WHAT YOU NEED TO DO -> Print the listing in its entirety and exactly, leaving out images.

Entries with chart source code:
====================

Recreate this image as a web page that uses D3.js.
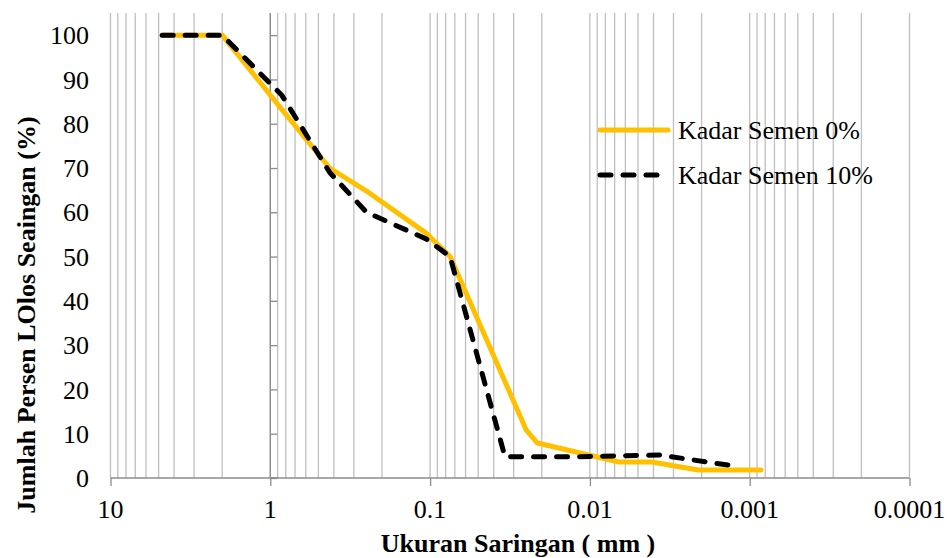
<!DOCTYPE html>
<html>
<head>
<meta charset="utf-8">
<script src="https://cdn.jsdelivr.net/npm/d3@7"></script>
<style>
  body { margin: 0; background: #fff; }
</style>
</head>
<body>
<svg id="chart"></svg>
<script>
// Gradasi butiran
const seriesNames = ["Kadar Semen 0%", "Kadar Semen 10%"];
const sizes0 = [4.75, 2.0, 0.85, 0.425, 0.25, 0.106, 0.075, 0.025, 0.0213, 0.0066, 0.0041, 0.0021, 0.00085];
const pass0 = [100, 100, 83.3, 70, 64.8, 55.3, 50, 10.8, 7.9, 3.6, 3.6, 1.8, 1.8];
const sizes10 = [4.75, 2.0, 0.85, 0.425, 0.25, 0.106, 0.075, 0.034, 0.0125, 0.0037, 0.0013];
const pass10 = [100, 100, 86.5, 69, 60, 54, 50, 4.8, 4.8, 5.2, 2.8];
const xTicks = [10, 1, 0.1, 0.01, 0.001, 0.0001];
const xTickLabels = ["10", "1", "0.1", "0.01", "0.001", "0.0001"];
const yTicks = [0, 10, 20, 30, 40, 50, 60, 70, 80, 90, 100];

const width = 947, height = 558;
const margin = { top: 13, right: 37.5, bottom: 80, left: 110.5 };
const serif = "'Liberation Serif', 'Times New Roman', Tinos, 'DejaVu Serif', serif";

const svg = d3.select('#chart')
    .attr('width', width)
    .attr('height', height)
    .attr('font-family', serif);

const x = d3.scaleLog()
    .domain([10, 0.0001])
    .range([margin.left, width - margin.right]);

const y = d3.scaleLinear()
    .domain([0, 105])
    .range([height - margin.bottom, margin.top]);

// vertical gridlines (major + minor per decade)
const gridVals = [];
for (let e = 1; e >= -4; e--) {
    for (let m = 1; m <= 9; m++) {
        const v = m * Math.pow(10, e - 1);
        if (v <= 10 && v >= 0.0001) gridVals.push(v);
    }
}
gridVals.push(10);

svg.append('g')
    .selectAll('line')
    .data(gridVals)
    .enter()
    .append('line')
    .attr('x1', d => x(d))
    .attr('x2', d => x(d))
    .attr('y1', y(105))
    .attr('y2', y(0))
    .attr('stroke', '#bfbfbf')
    .attr('stroke-width', 1.3);

// y axis sits at size = 1
const yAxis = svg.append('g')
    .attr('transform', `translate(${x(1)},0)`)
    .call(d3.axisRight(y).tickValues(yTicks).tickSize(7).tickFormat(''));
yAxis.select('.domain').attr('stroke', '#8c8c8c').attr('stroke-width', 1.3)
    .attr('d', `M7,${y(0)}H0V${y(105)}`);
yAxis.selectAll('.tick line').attr('stroke', '#8c8c8c').attr('stroke-width', 1.3);

// y tick labels at the left
svg.append('g')
    .selectAll('text')
    .data(yTicks)
    .enter()
    .append('text')
    .attr('x', 89)
    .attr('y', d => y(d))
    .attr('dy', '0.35em')
    .attr('text-anchor', 'end')
    .attr('font-family', serif)
    .style('font-size', '26px')
    .text(d => d);

// x axis
const xAxis = svg.append('g')
    .attr('transform', `translate(0,${y(0)})`)
    .call(d3.axisBottom(x).tickValues(xTicks).tickSize(8).tickFormat(''));
xAxis.select('.domain').attr('stroke', '#8c8c8c').attr('stroke-width', 1.3)
    .attr('d', `M${x(10)},0H${x(0.0001)}`);
xAxis.selectAll('.tick line').attr('stroke', '#8c8c8c').attr('stroke-width', 1.3);

svg.append('g')
    .selectAll('text')
    .data(xTicks)
    .enter()
    .append('text')
    .attr('x', d => x(d))
    .attr('y', 518)
    .attr('text-anchor', 'middle')
    .attr('font-family', serif)
    .style('font-size', '26px')
    .text((d, i) => xTickLabels[i]);

// series lines
const line = d3.line()
    .x(d => x(d[0]))
    .y(d => y(d[1]));

const data0 = sizes0.map((s, i) => [s, pass0[i]]);
const data10 = sizes10.map((s, i) => [s, pass10[i]]);

svg.append('path')
    .datum(data0)
    .attr('d', line)
    .attr('fill', 'none')
    .attr('stroke', '#FFC000')
    .attr('stroke-width', 5)
    .attr('stroke-linejoin', 'round')
    .attr('stroke-linecap', 'round');

svg.append('path')
    .datum(data10)
    .attr('d', line)
    .attr('fill', 'none')
    .attr('stroke', '#000')
    .attr('stroke-width', 5)
    .attr('stroke-dasharray', '11,12')
    .attr('stroke-linejoin', 'round')
    .attr('stroke-linecap', 'round');

// legend
const legend = svg.append('g');
legend.append('line')
    .attr('x1', 600).attr('x2', 668)
    .attr('y1', 130).attr('y2', 130)
    .attr('stroke', '#FFC000').attr('stroke-width', 5)
    .attr('stroke-linecap', 'round');
legend.append('line')
    .attr('x1', 600).attr('x2', 668)
    .attr('y1', 175).attr('y2', 175)
    .attr('stroke', '#000').attr('stroke-width', 5)
    .attr('stroke-dasharray', '11,12')
    .attr('stroke-linecap', 'round');
legend.selectAll('text')
    .data(seriesNames)
    .enter()
    .append('text')
    .attr('x', 678)
    .attr('y', (d, i) => 130 + i * 45)
    .attr('dy', '0.35em')
    .attr('font-family', serif)
    .style('font-size', '26px')
    .text(d => d);

// axis titles
svg.append('text')
    .attr('x', 518)
    .attr('y', 552)
    .attr('text-anchor', 'middle')
    .attr('font-family', serif)
    .style('font-size', '26px')
    .style('font-weight', 'bold')
    .text('Ukuran Saringan ( mm )');

svg.append('text')
    .attr('transform', 'translate(35,315) rotate(-90)')
    .attr('text-anchor', 'middle')
    .attr('font-family', serif)
    .style('font-size', '26px')
    .style('font-weight', 'bold')
    .text('Jumlah Persen LOlos Seaingan (%)');
</script>
</body>
</html>
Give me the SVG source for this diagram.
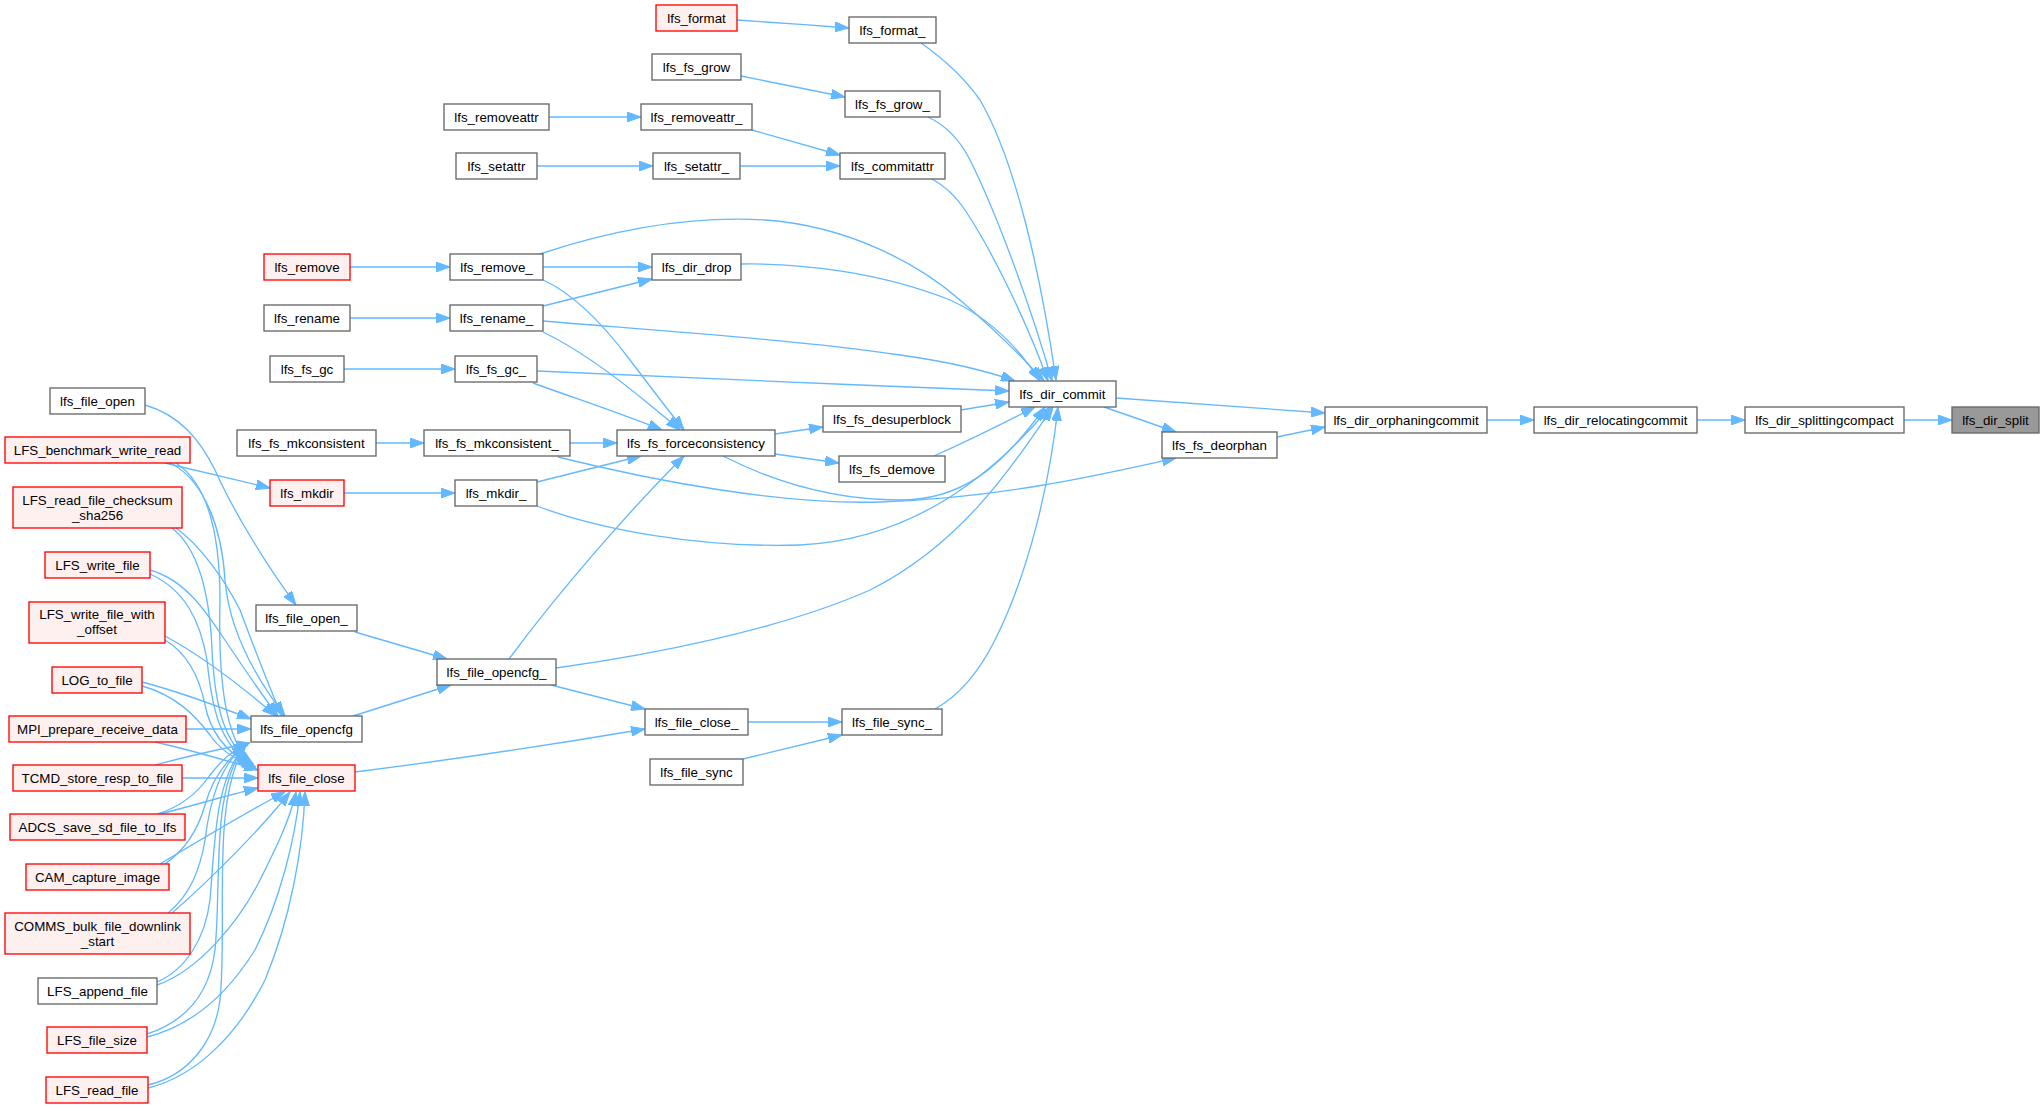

====================

TASK RESPONSE ->
Recreate this image as a web page that uses D3.js.
<!DOCTYPE html>
<html>
<head>
<meta charset="utf-8">
<script src="https://cdn.jsdelivr.net/npm/d3@7"></script>
<style>
  body { margin: 0; background: #fff; }
</style>
</head>
<body>
<svg id="chart"></svg>
<script>
// Gradasi butiran
const seriesNames = ["Kadar Semen 0%", "Kadar Semen 10%"];
const sizes0 = [4.75, 2.0, 0.85, 0.425, 0.25, 0.106, 0.075, 0.025, 0.0213, 0.0066, 0.0041, 0.0021, 0.00085];
const pass0 = [100, 100, 83.3, 70, 64.8, 55.3, 50, 10.8, 7.9, 3.6, 3.6, 1.8, 1.8];
const sizes10 = [4.75, 2.0, 0.85, 0.425, 0.25, 0.106, 0.075, 0.034, 0.0125, 0.0037, 0.0013];
const pass10 = [100, 100, 86.5, 69, 60, 54, 50, 4.8, 4.8, 5.2, 2.8];
const xTicks = [10, 1, 0.1, 0.01, 0.001, 0.0001];
const xTickLabels = ["10", "1", "0.1", "0.01", "0.001", "0.0001"];
const yTicks = [0, 10, 20, 30, 40, 50, 60, 70, 80, 90, 100];

const width = 947, height = 558;
const margin = { top: 13, right: 37.5, bottom: 80, left: 110.5 };
const serif = "'Liberation Serif', 'Times New Roman', Tinos, 'DejaVu Serif', serif";

const svg = d3.select('#chart')
    .attr('width', width)
    .attr('height', height)
    .attr('font-family', serif);

const x = d3.scaleLog()
    .domain([10, 0.0001])
    .range([margin.left, width - margin.right]);

const y = d3.scaleLinear()
    .domain([0, 105])
    .range([height - margin.bottom, margin.top]);

// vertical gridlines (major + minor per decade)
const gridVals = [];
for (let e = 1; e >= -4; e--) {
    for (let m = 1; m <= 9; m++) {
        const v = m * Math.pow(10, e - 1);
        if (v <= 10 && v >= 0.0001) gridVals.push(v);
    }
}
gridVals.push(10);

svg.append('g')
    .selectAll('line')
    .data(gridVals)
    .enter()
    .append('line')
    .attr('x1', d => x(d))
    .attr('x2', d => x(d))
    .attr('y1', y(105))
    .attr('y2', y(0))
    .attr('stroke', '#bfbfbf')
    .attr('stroke-width', 1.3);

// y axis sits at size = 1
const yAxis = svg.append('g')
    .attr('transform', `translate(${x(1)},0)`)
    .call(d3.axisRight(y).tickValues(yTicks).tickSize(7).tickFormat(''));
yAxis.select('.domain').attr('stroke', '#8c8c8c').attr('stroke-width', 1.3)
    .attr('d', `M7,${y(0)}H0V${y(105)}`);
yAxis.selectAll('.tick line').attr('stroke', '#8c8c8c').attr('stroke-width', 1.3);

// y tick labels at the left
svg.append('g')
    .selectAll('text')
    .data(yTicks)
    .enter()
    .append('text')
    .attr('x', 89)
    .attr('y', d => y(d))
    .attr('dy', '0.35em')
    .attr('text-anchor', 'end')
    .attr('font-family', serif)
    .style('font-size', '26px')
    .text(d => d);

// x axis
const xAxis = svg.append('g')
    .attr('transform', `translate(0,${y(0)})`)
    .call(d3.axisBottom(x).tickValues(xTicks).tickSize(8).tickFormat(''));
xAxis.select('.domain').attr('stroke', '#8c8c8c').attr('stroke-width', 1.3)
    .attr('d', `M${x(10)},0H${x(0.0001)}`);
xAxis.selectAll('.tick line').attr('stroke', '#8c8c8c').attr('stroke-width', 1.3);

svg.append('g')
    .selectAll('text')
    .data(xTicks)
    .enter()
    .append('text')
    .attr('x', d => x(d))
    .attr('y', 518)
    .attr('text-anchor', 'middle')
    .attr('font-family', serif)
    .style('font-size', '26px')
    .text((d, i) => xTickLabels[i]);

// series lines
const line = d3.line()
    .x(d => x(d[0]))
    .y(d => y(d[1]));

const data0 = sizes0.map((s, i) => [s, pass0[i]]);
const data10 = sizes10.map((s, i) => [s, pass10[i]]);

svg.append('path')
    .datum(data0)
    .attr('d', line)
    .attr('fill', 'none')
    .attr('stroke', '#FFC000')
    .attr('stroke-width', 5)
    .attr('stroke-linejoin', 'round')
    .attr('stroke-linecap', 'round');

svg.append('path')
    .datum(data10)
    .attr('d', line)
    .attr('fill', 'none')
    .attr('stroke', '#000')
    .attr('stroke-width', 5)
    .attr('stroke-dasharray', '11,12')
    .attr('stroke-linejoin', 'round')
    .attr('stroke-linecap', 'round');

// legend
const legend = svg.append('g');
legend.append('line')
    .attr('x1', 600).attr('x2', 668)
    .attr('y1', 130).attr('y2', 130)
    .attr('stroke', '#FFC000').attr('stroke-width', 5)
    .attr('stroke-linecap', 'round');
legend.append('line')
    .attr('x1', 600).attr('x2', 668)
    .attr('y1', 175).attr('y2', 175)
    .attr('stroke', '#000').attr('stroke-width', 5)
    .attr('stroke-dasharray', '11,12')
    .attr('stroke-linecap', 'round');
legend.selectAll('text')
    .data(seriesNames)
    .enter()
    .append('text')
    .attr('x', 678)
    .attr('y', (d, i) => 130 + i * 45)
    .attr('dy', '0.35em')
    .attr('font-family', serif)
    .style('font-size', '26px')
    .text(d => d);

// axis titles
svg.append('text')
    .attr('x', 518)
    .attr('y', 552)
    .attr('text-anchor', 'middle')
    .attr('font-family', serif)
    .style('font-size', '26px')
    .style('font-weight', 'bold')
    .text('Ukuran Saringan ( mm )');

svg.append('text')
    .attr('transform', 'translate(35,315) rotate(-90)')
    .attr('text-anchor', 'middle')
    .attr('font-family', serif)
    .style('font-size', '26px')
    .style('font-weight', 'bold')
    .text('Jumlah Persen LOlos Seaingan (%)');
</script>
</body>
</html>
Give me the SVG source for this diagram.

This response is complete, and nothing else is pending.